> **The problem**: Omit every picture and return the rest of the data unaltered.

> **Source excerpt**:
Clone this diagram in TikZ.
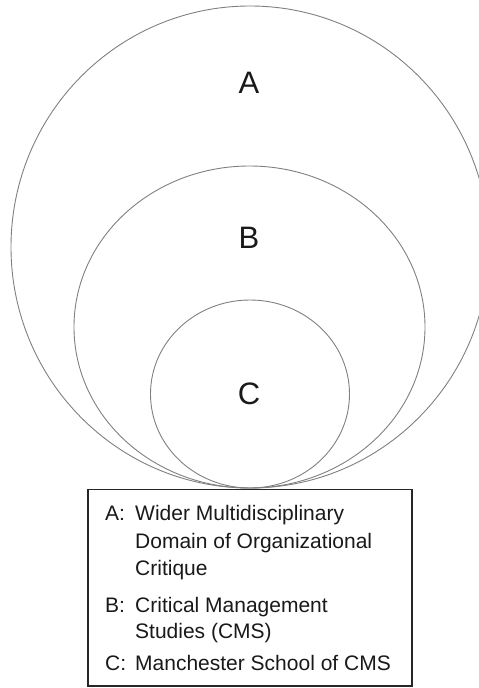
\documentclass[tikz,border=0pt]{standalone}
\usepackage{fontspec}
\setmainfont{Liberation Sans}
\begin{document}
\begin{tikzpicture}[x=1pt,y=-1pt,
  ring/.style={draw=black!50, line width=0.9pt},
  bigletter/.style={font=\fontsize{31}{31}\selectfont, text=black!90, inner sep=0pt},
  keytext/.style={font=\fontsize{21}{21}\selectfont, text=black!90, inner sep=0pt, anchor=base west},
  keybox/.style={draw=black!85, line width=1.1pt}]
\useasboundingbox (0,0) rectangle (479,688);
\begin{scope}
\clip (0,0) rectangle (479,688);
\draw[ring] (250,247) ellipse [x radius=239, y radius=241];
\draw[ring] (249.5,327) ellipse [x radius=175.5, y radius=161];
\draw[ring] (250,394) ellipse [x radius=99.5, y radius=94];
\end{scope}
\node[bigletter] (A) at (249,83) {A};
\node[bigletter] (B) at (249,237.5) {B};
\node[bigletter] (C) at (249,394) {C};
\draw[keybox] (88,489.5) rectangle (412,686);
\node[keytext] (ka) at (105,520) {A:};
\node[keytext] (ka1) at (135,520) {Wider Multidisciplinary};
\node[keytext] (ka2) at (135,548) {Domain of Organizational};
\node[keytext] (ka3) at (135,575) {Critique};
\node[keytext] (kb) at (105,612) {B:};
\node[keytext] (kb1) at (135,612) {Critical Management};
\node[keytext] (kb2) at (135,638.5) {Studies (CMS)};
\node[keytext] (kc) at (105,670) {C:};
\node[keytext] (kc1) at (135,670) {Manchester School of CMS};
\end{tikzpicture}
\end{document}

> **Exercise response**:
Clone this diagram in TikZ.
\documentclass[tikz,border=0pt]{standalone}
\usepackage{fontspec}
\setmainfont{Liberation Sans}
\begin{document}
\begin{tikzpicture}[x=1pt,y=-1pt,
  ring/.style={draw=black!50, line width=0.9pt},
  bigletter/.style={font=\fontsize{31}{31}\selectfont, text=black!90, inner sep=0pt},
  keytext/.style={font=\fontsize{21}{21}\selectfont, text=black!90, inner sep=0pt, anchor=base west},
  keybox/.style={draw=black!85, line width=1.1pt}]
\useasboundingbox (0,0) rectangle (479,688);
\begin{scope}
\clip (0,0) rectangle (479,688);
\draw[ring] (250,247) ellipse [x radius=239, y radius=241];
\draw[ring] (249.5,327) ellipse [x radius=175.5, y radius=161];
\draw[ring] (250,394) ellipse [x radius=99.5, y radius=94];
\end{scope}
\node[bigletter] (A) at (249,83) {A};
\node[bigletter] (B) at (249,237.5) {B};
\node[bigletter] (C) at (249,394) {C};
\draw[keybox] (88,489.5) rectangle (412,686);
\node[keytext] (ka) at (105,520) {A:};
\node[keytext] (ka1) at (135,520) {Wider Multidisciplinary};
\node[keytext] (ka2) at (135,548) {Domain of Organizational};
\node[keytext] (ka3) at (135,575) {Critique};
\node[keytext] (kb) at (105,612) {B:};
\node[keytext] (kb1) at (135,612) {Critical Management};
\node[keytext] (kb2) at (135,638.5) {Studies (CMS)};
\node[keytext] (kc) at (105,670) {C:};
\node[keytext] (kc1) at (135,670) {Manchester School of CMS};
\end{tikzpicture}
\end{document}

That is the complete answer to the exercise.